Start of Data segment

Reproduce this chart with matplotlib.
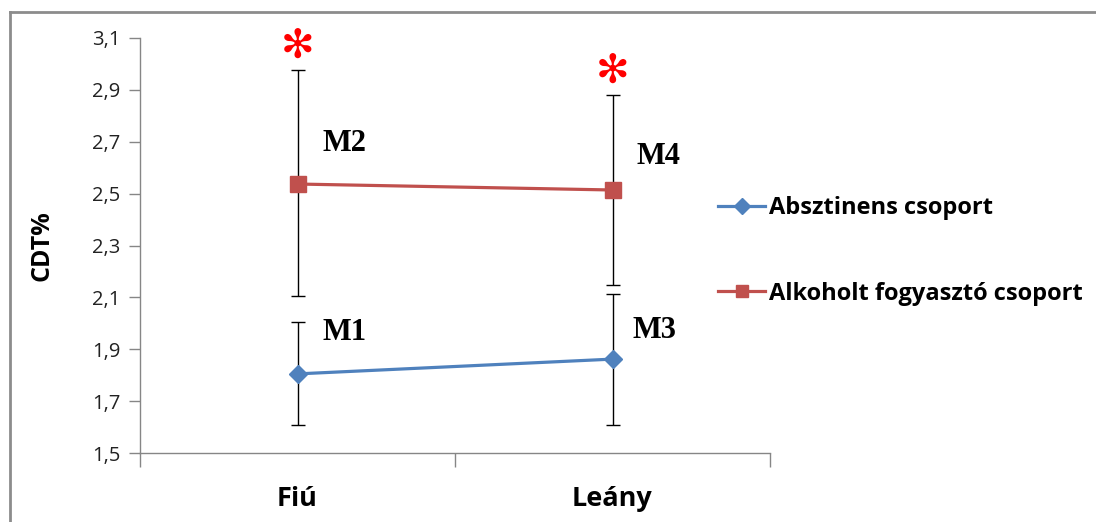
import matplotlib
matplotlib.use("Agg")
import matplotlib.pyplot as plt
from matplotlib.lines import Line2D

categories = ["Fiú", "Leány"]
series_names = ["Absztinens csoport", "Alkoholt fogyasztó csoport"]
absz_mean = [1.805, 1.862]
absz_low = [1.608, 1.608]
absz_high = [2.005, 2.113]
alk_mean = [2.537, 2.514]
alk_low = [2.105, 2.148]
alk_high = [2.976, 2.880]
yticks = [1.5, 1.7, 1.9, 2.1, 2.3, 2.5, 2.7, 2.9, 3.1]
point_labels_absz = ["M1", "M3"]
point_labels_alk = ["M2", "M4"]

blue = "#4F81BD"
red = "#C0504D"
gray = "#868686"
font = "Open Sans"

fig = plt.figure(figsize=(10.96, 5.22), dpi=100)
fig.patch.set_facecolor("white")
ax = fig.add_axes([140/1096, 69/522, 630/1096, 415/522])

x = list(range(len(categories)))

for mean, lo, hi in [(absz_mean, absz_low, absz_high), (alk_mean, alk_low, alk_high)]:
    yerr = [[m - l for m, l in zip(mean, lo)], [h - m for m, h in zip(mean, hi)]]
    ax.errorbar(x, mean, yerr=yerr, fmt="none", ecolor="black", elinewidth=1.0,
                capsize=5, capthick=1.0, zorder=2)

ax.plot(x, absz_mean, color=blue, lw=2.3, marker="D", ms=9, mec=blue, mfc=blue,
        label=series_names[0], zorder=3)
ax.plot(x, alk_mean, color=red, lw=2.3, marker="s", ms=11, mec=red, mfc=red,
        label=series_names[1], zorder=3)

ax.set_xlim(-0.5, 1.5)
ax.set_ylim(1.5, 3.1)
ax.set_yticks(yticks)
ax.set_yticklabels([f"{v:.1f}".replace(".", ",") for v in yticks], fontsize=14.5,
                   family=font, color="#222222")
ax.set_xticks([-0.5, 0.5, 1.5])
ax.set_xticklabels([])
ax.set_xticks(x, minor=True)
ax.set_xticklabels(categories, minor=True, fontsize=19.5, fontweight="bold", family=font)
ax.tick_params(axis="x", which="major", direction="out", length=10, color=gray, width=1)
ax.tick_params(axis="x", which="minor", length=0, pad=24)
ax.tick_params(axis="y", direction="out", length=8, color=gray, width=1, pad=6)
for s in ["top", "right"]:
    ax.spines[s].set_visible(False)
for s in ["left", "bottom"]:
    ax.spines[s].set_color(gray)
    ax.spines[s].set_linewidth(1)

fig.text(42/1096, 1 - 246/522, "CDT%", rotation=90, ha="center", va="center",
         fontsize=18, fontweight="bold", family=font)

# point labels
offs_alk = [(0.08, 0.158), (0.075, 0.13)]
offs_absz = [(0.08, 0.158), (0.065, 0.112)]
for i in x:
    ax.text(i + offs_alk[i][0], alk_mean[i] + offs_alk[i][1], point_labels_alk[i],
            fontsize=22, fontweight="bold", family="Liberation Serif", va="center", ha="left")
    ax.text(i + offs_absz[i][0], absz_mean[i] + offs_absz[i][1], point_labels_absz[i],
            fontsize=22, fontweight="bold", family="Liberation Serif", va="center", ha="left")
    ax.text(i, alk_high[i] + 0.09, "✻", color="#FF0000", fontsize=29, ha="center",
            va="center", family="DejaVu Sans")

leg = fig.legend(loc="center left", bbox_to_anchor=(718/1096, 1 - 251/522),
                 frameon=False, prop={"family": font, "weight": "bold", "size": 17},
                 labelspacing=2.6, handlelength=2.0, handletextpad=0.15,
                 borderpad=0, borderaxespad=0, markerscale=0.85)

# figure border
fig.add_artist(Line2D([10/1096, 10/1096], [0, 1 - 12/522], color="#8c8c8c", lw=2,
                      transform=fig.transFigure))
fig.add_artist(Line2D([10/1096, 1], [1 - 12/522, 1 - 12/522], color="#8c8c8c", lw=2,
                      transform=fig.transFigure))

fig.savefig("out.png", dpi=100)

End of Data segment

> _Written instruction_: Reproduce every line precisely as given, omitting all pictures.

> _Exercise response_:
Reproduce this chart with matplotlib.
import matplotlib
matplotlib.use("Agg")
import matplotlib.pyplot as plt
from matplotlib.lines import Line2D

categories = ["Fiú", "Leány"]
series_names = ["Absztinens csoport", "Alkoholt fogyasztó csoport"]
absz_mean = [1.805, 1.862]
absz_low = [1.608, 1.608]
absz_high = [2.005, 2.113]
alk_mean = [2.537, 2.514]
alk_low = [2.105, 2.148]
alk_high = [2.976, 2.880]
yticks = [1.5, 1.7, 1.9, 2.1, 2.3, 2.5, 2.7, 2.9, 3.1]
point_labels_absz = ["M1", "M3"]
point_labels_alk = ["M2", "M4"]

blue = "#4F81BD"
red = "#C0504D"
gray = "#868686"
font = "Open Sans"

fig = plt.figure(figsize=(10.96, 5.22), dpi=100)
fig.patch.set_facecolor("white")
ax = fig.add_axes([140/1096, 69/522, 630/1096, 415/522])

x = list(range(len(categories)))

for mean, lo, hi in [(absz_mean, absz_low, absz_high), (alk_mean, alk_low, alk_high)]:
    yerr = [[m - l for m, l in zip(mean, lo)], [h - m for m, h in zip(mean, hi)]]
    ax.errorbar(x, mean, yerr=yerr, fmt="none", ecolor="black", elinewidth=1.0,
                capsize=5, capthick=1.0, zorder=2)

ax.plot(x, absz_mean, color=blue, lw=2.3, marker="D", ms=9, mec=blue, mfc=blue,
        label=series_names[0], zorder=3)
ax.plot(x, alk_mean, color=red, lw=2.3, marker="s", ms=11, mec=red, mfc=red,
        label=series_names[1], zorder=3)

ax.set_xlim(-0.5, 1.5)
ax.set_ylim(1.5, 3.1)
ax.set_yticks(yticks)
ax.set_yticklabels([f"{v:.1f}".replace(".", ",") for v in yticks], fontsize=14.5,
                   family=font, color="#222222")
ax.set_xticks([-0.5, 0.5, 1.5])
ax.set_xticklabels([])
ax.set_xticks(x, minor=True)
ax.set_xticklabels(categories, minor=True, fontsize=19.5, fontweight="bold", family=font)
ax.tick_params(axis="x", which="major", direction="out", length=10, color=gray, width=1)
ax.tick_params(axis="x", which="minor", length=0, pad=24)
ax.tick_params(axis="y", direction="out", length=8, color=gray, width=1, pad=6)
for s in ["top", "right"]:
    ax.spines[s].set_visible(False)
for s in ["left", "bottom"]:
    ax.spines[s].set_color(gray)
    ax.spines[s].set_linewidth(1)

fig.text(42/1096, 1 - 246/522, "CDT%", rotation=90, ha="center", va="center",
         fontsize=18, fontweight="bold", family=font)

# point labels
offs_alk = [(0.08, 0.158), (0.075, 0.13)]
offs_absz = [(0.08, 0.158), (0.065, 0.112)]
for i in x:
    ax.text(i + offs_alk[i][0], alk_mean[i] + offs_alk[i][1], point_labels_alk[i],
            fontsize=22, fontweight="bold", family="Liberation Serif", va="center", ha="left")
    ax.text(i + offs_absz[i][0], absz_mean[i] + offs_absz[i][1], point_labels_absz[i],
            fontsize=22, fontweight="bold", family="Liberation Serif", va="center", ha="left")
    ax.text(i, alk_high[i] + 0.09, "✻", color="#FF0000", fontsize=29, ha="center",
            va="center", family="DejaVu Sans")

leg = fig.legend(loc="center left", bbox_to_anchor=(718/1096, 1 - 251/522),
                 frameon=False, prop={"family": font, "weight": "bold", "size": 17},
                 labelspacing=2.6, handlelength=2.0, handletextpad=0.15,
                 borderpad=0, borderaxespad=0, markerscale=0.85)

# figure border
fig.add_artist(Line2D([10/1096, 10/1096], [0, 1 - 12/522], color="#8c8c8c", lw=2,
                      transform=fig.transFigure))
fig.add_artist(Line2D([10/1096, 1], [1 - 12/522, 1 - 12/522], color="#8c8c8c", lw=2,
                      transform=fig.transFigure))

fig.savefig("out.png", dpi=100)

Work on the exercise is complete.